Matador said:
It turns out that this was exactly backwards: the reason for the citizenship question on the census was to depress participation in blue states, thus giving more representation in red states. It was another attempt at a gerrymandering play, nothing more.
To answer the original question by Dave: this is why it's dangerous to ask such questions on a census.
Another partisan ink blot test...
The
illegal undocumented migrants are the pawns in this political chess game as the left pedals as fast as they can to draw in even more, if not to get their votes (they can't vote legally yet, but some candidates are talking about a fast track to citizenship, and free stuff for them), to presumably get increased representatives in congress (mo legislative and funding bill votes) for the districts they gravitate to.
Hypocritically the business community (typically conservative voters) likes the idea of cheap labor, so looks the other way. Right now employment is tight so more legal workers would be a good thing. (Wages are back to increasing at pre-crisis rate, 3% but productivity increases so far have muted inflationary pressure, keeping central bankers in check about raising rates, might even lower. )

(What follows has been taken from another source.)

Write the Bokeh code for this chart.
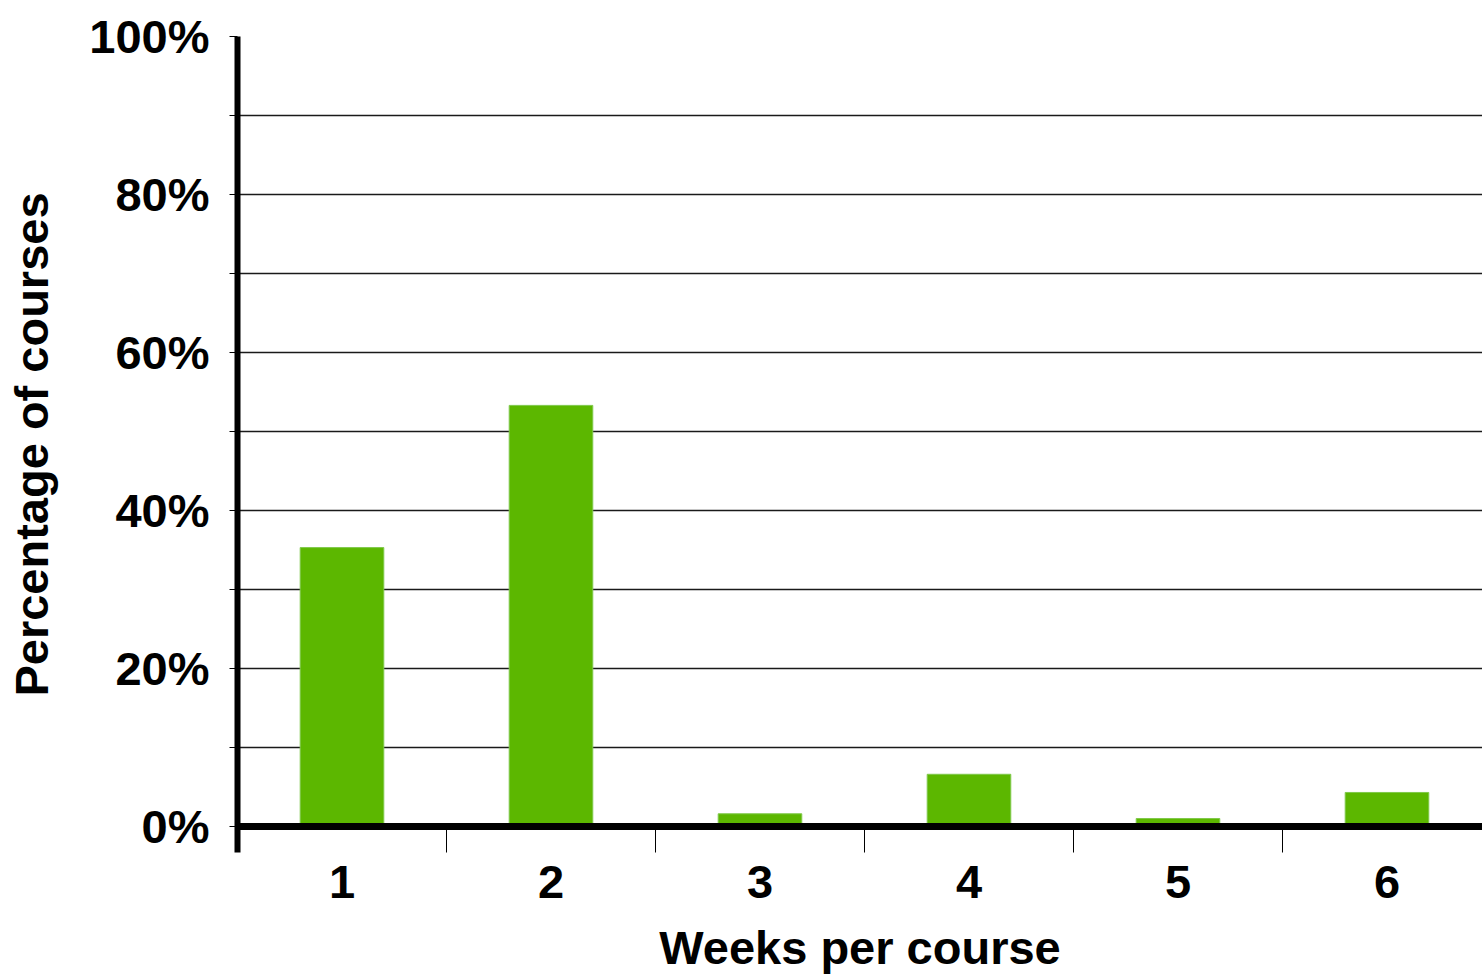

Historically it seems of value to know the answer to this question that we have asked on most census forms over the decades, and most other countries ask too. I am a little suspicious that we don't already know the answer to this, the WWW seems to know a lot about me while for some odd reason FB is pushing ads at me as if I live in NJ (not even close but amusing). :
I am not smart enough to know every politician's motives for every move, but SCOTUS seems to want to force a public discussion about the official reasons behind this question, so stand by for formal answers.
Its shocking to learn that the political parties want to hold/gain power... shocking I say.
JR
PS: a NY federal judge has refused to allow the administration to change its legal team for this census question case. So it looks like they got some splainin to do to that judge, for any funny business. More political sound bites to follow.